Return the material word for word. Do not include pictures.

:::::

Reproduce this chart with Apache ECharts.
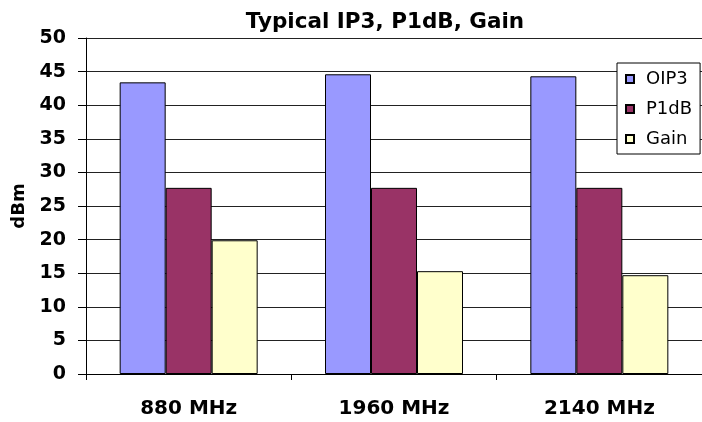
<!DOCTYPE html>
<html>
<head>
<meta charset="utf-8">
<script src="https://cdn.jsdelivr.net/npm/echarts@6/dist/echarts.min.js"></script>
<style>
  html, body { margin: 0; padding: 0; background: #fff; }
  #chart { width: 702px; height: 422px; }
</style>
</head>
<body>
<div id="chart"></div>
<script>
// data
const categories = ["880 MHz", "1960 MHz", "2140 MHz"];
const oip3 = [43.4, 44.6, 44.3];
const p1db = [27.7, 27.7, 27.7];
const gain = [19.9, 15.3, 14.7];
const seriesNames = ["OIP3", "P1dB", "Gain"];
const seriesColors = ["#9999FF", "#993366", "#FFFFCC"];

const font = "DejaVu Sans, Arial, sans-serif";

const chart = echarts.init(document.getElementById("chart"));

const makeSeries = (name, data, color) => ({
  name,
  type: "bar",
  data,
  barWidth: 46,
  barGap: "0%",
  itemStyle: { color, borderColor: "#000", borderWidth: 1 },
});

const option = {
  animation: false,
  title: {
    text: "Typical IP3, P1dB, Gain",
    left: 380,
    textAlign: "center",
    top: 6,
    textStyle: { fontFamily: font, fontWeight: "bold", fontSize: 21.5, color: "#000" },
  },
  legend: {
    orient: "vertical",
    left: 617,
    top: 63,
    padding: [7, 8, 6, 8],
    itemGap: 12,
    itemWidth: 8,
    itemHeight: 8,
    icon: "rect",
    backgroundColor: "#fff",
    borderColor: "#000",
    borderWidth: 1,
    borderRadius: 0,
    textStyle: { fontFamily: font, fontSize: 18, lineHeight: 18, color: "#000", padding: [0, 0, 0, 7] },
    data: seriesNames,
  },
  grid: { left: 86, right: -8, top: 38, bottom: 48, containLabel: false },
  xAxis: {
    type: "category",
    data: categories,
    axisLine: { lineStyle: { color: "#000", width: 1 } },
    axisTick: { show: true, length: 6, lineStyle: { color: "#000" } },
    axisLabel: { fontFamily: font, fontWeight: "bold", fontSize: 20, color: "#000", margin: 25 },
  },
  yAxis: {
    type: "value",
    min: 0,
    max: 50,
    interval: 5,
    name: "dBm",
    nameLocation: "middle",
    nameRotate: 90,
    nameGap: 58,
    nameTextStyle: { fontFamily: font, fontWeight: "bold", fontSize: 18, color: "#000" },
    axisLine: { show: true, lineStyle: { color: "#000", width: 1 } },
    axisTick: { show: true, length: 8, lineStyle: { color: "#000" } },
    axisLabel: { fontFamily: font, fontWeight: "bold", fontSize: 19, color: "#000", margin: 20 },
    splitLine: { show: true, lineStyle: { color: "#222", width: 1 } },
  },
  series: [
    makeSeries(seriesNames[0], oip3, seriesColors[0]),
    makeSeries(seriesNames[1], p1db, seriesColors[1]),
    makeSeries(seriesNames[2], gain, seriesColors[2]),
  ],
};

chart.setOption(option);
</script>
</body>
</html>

:::::

> [Answer for this exercise]
Reproduce this chart with Apache ECharts.
<!DOCTYPE html>
<html>
<head>
<meta charset="utf-8">
<script src="https://cdn.jsdelivr.net/npm/echarts@6/dist/echarts.min.js"></script>
<style>
  html, body { margin: 0; padding: 0; background: #fff; }
  #chart { width: 702px; height: 422px; }
</style>
</head>
<body>
<div id="chart"></div>
<script>
// data
const categories = ["880 MHz", "1960 MHz", "2140 MHz"];
const oip3 = [43.4, 44.6, 44.3];
const p1db = [27.7, 27.7, 27.7];
const gain = [19.9, 15.3, 14.7];
const seriesNames = ["OIP3", "P1dB", "Gain"];
const seriesColors = ["#9999FF", "#993366", "#FFFFCC"];

const font = "DejaVu Sans, Arial, sans-serif";

const chart = echarts.init(document.getElementById("chart"));

const makeSeries = (name, data, color) => ({
  name,
  type: "bar",
  data,
  barWidth: 46,
  barGap: "0%",
  itemStyle: { color, borderColor: "#000", borderWidth: 1 },
});

const option = {
  animation: false,
  title: {
    text: "Typical IP3, P1dB, Gain",
    left: 380,
    textAlign: "center",
    top: 6,
    textStyle: { fontFamily: font, fontWeight: "bold", fontSize: 21.5, color: "#000" },
  },
  legend: {
    orient: "vertical",
    left: 617,
    top: 63,
    padding: [7, 8, 6, 8],
    itemGap: 12,
    itemWidth: 8,
    itemHeight: 8,
    icon: "rect",
    backgroundColor: "#fff",
    borderColor: "#000",
    borderWidth: 1,
    borderRadius: 0,
    textStyle: { fontFamily: font, fontSize: 18, lineHeight: 18, color: "#000", padding: [0, 0, 0, 7] },
    data: seriesNames,
  },
  grid: { left: 86, right: -8, top: 38, bottom: 48, containLabel: false },
  xAxis: {
    type: "category",
    data: categories,
    axisLine: { lineStyle: { color: "#000", width: 1 } },
    axisTick: { show: true, length: 6, lineStyle: { color: "#000" } },
    axisLabel: { fontFamily: font, fontWeight: "bold", fontSize: 20, color: "#000", margin: 25 },
  },
  yAxis: {
    type: "value",
    min: 0,
    max: 50,
    interval: 5,
    name: "dBm",
    nameLocation: "middle",
    nameRotate: 90,
    nameGap: 58,
    nameTextStyle: { fontFamily: font, fontWeight: "bold", fontSize: 18, color: "#000" },
    axisLine: { show: true, lineStyle: { color: "#000", width: 1 } },
    axisTick: { show: true, length: 8, lineStyle: { color: "#000" } },
    axisLabel: { fontFamily: font, fontWeight: "bold", fontSize: 19, color: "#000", margin: 20 },
    splitLine: { show: true, lineStyle: { color: "#222", width: 1 } },
  },
  series: [
    makeSeries(seriesNames[0], oip3, seriesColors[0]),
    makeSeries(seriesNames[1], p1db, seriesColors[1]),
    makeSeries(seriesNames[2], gain, seriesColors[2]),
  ],
};

chart.setOption(option);
</script>
</body>
</html>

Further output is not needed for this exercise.